Despite the strong economy and burgeoning company profits, workers’ wages have remained stagnant. It brings to mind a statement by the Red Queen in Alice in Wonderland: “in my kingdom, you have to run as fast as you can just to stay in the same place.”
According to Forbes magazine, in April of 2021 the number of billionaires rose by 30% over 2020, and they added trillions to their total net worth from the previous year.
In arguing for a strong capitalist economy, conservatives say that every citizen should have the opportunity to accumulate wealth, an assertion that nearly all liberals and democratic socialists would affirm. However, the prevailing capitalist dogma only allows minimal consideration of the social wage which, of course, includes salary, but also stresses family health coverage, vacation entitlements and retirement benefits. Dealing seriously with these important matters calls for Trade Union representation, a fact stressed by President Biden, who strongly encourages workers to organize.
The entitlement to wealth derived from inheritance is also very important. Right now, the descendants of rich people are set up for life, thanks to their parents’ or grandparents’ hard work and ingenuity. We are talking about the increasing number of idle rich people living off trusts that were created by previous family members now in the grave.
Is it good for society and for the growing number of wealthy individuals involved that they never have to worry about doing a day’s work? Their parents or grandparents have bought them a lifestyle that doesn’t include the daily character-building struggles of holding a job.
This was a major point of debate among conservatives in times past, but is rarely heard discussed today. Should we have a privileged class of people who, because of an accident of birth and without any effort on their part, grow up with unearned millions in their accounts?
Over the next few decades about 68 trillion dollars will be passed on from baby boomers to their heirs – by far the greatest inter-generational transfer of wealth in history.
Increasing numbers of young people realize that the dice is loaded against them. In an interesting study of 18-34 year-olds in America completed two years ago, 44% of respondents expressed a preference for a socialist system for their country, two points ahead of people favoring capitalism.
Laws passed in Congress are hugely influenced by the multiplicity of company lobbyists that gather every day in Washington. They dole out about $700,000 dollars in political contributions for every $100,000 donated by social service groups to promote their agenda.
Taxation laws form a big part of what the rich seek to influence. How efficient are they in twisting the system to their own advantage? In "The Triumph of Injustice," Emmanuel Saez and Gabriel Zuchman show that working class people pay 25% of their income in federal, state and local taxes; the middle class pays 28% with those deemed upper-middle parting with a few percentage points more; the top super-rich citizens lose just 23% to the various government taxes.
According to the prestigious Tax Notes, shifting a hundred billion into enforcement by the IRS would yield 1.4 trillion – nearly all from very high earners.

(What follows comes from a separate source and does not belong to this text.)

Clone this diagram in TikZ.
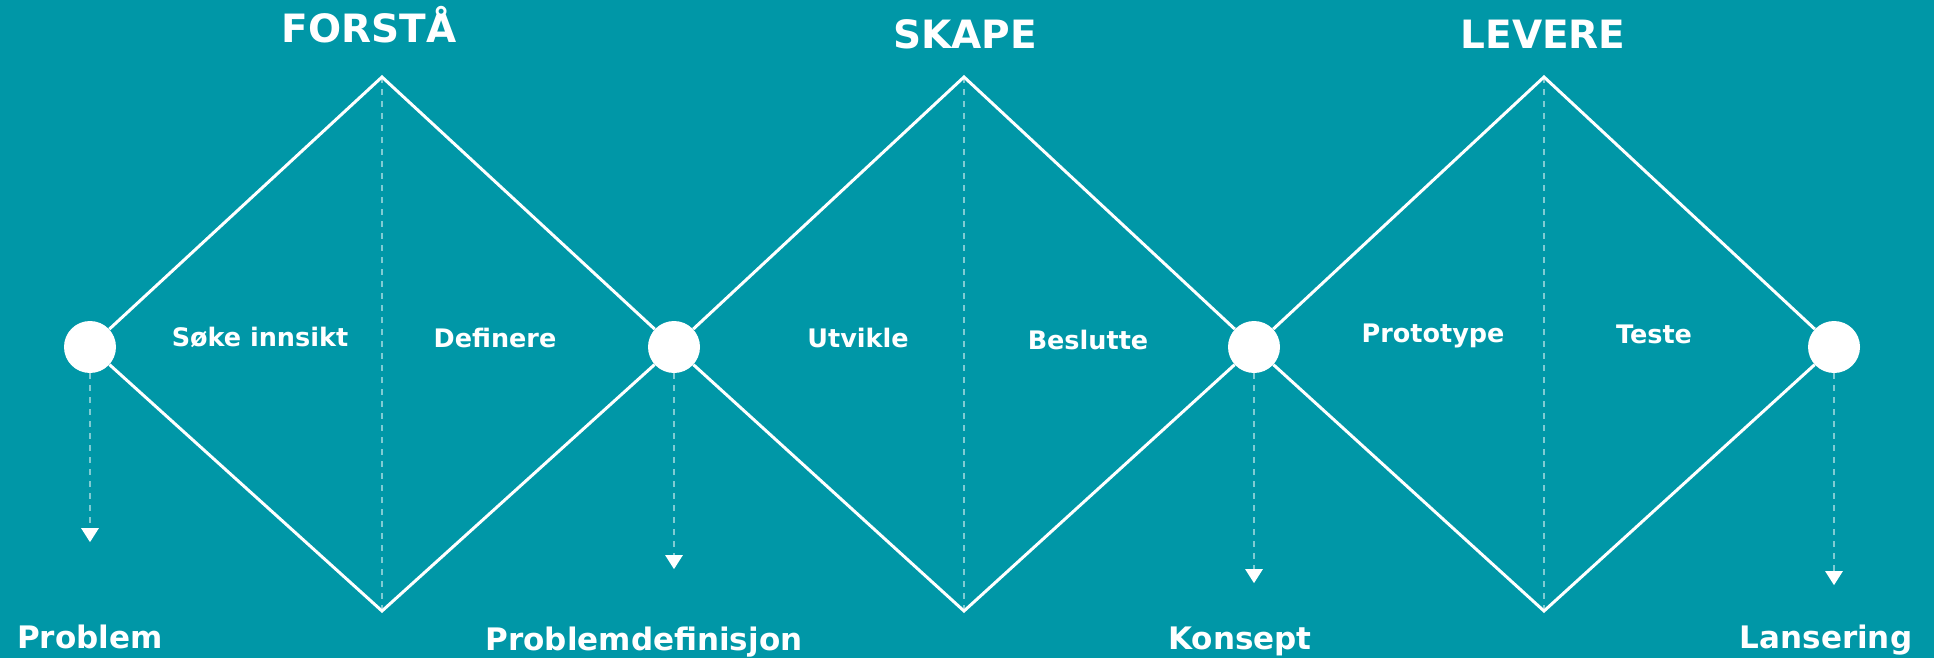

Why do regular employees in, for instance, warehouses and offices, not rebel against such unfair abuses? That is a difficult question. Thomas Frank in his famous book "Whatever Happened to Kansas" argued strongly that his fellow citizens in that state were voting in one election after another against their economic self-interest because of hot-button cultural issues, usually tinged with guns or race.
Oliver Goldsmith’s powerful lines in "The Deserted Village" from another century still resonate today at a time of flagrant poverty and inequality: “Ill fares the land to hastening ills a prey/ Where wealth accumulates and men decay.”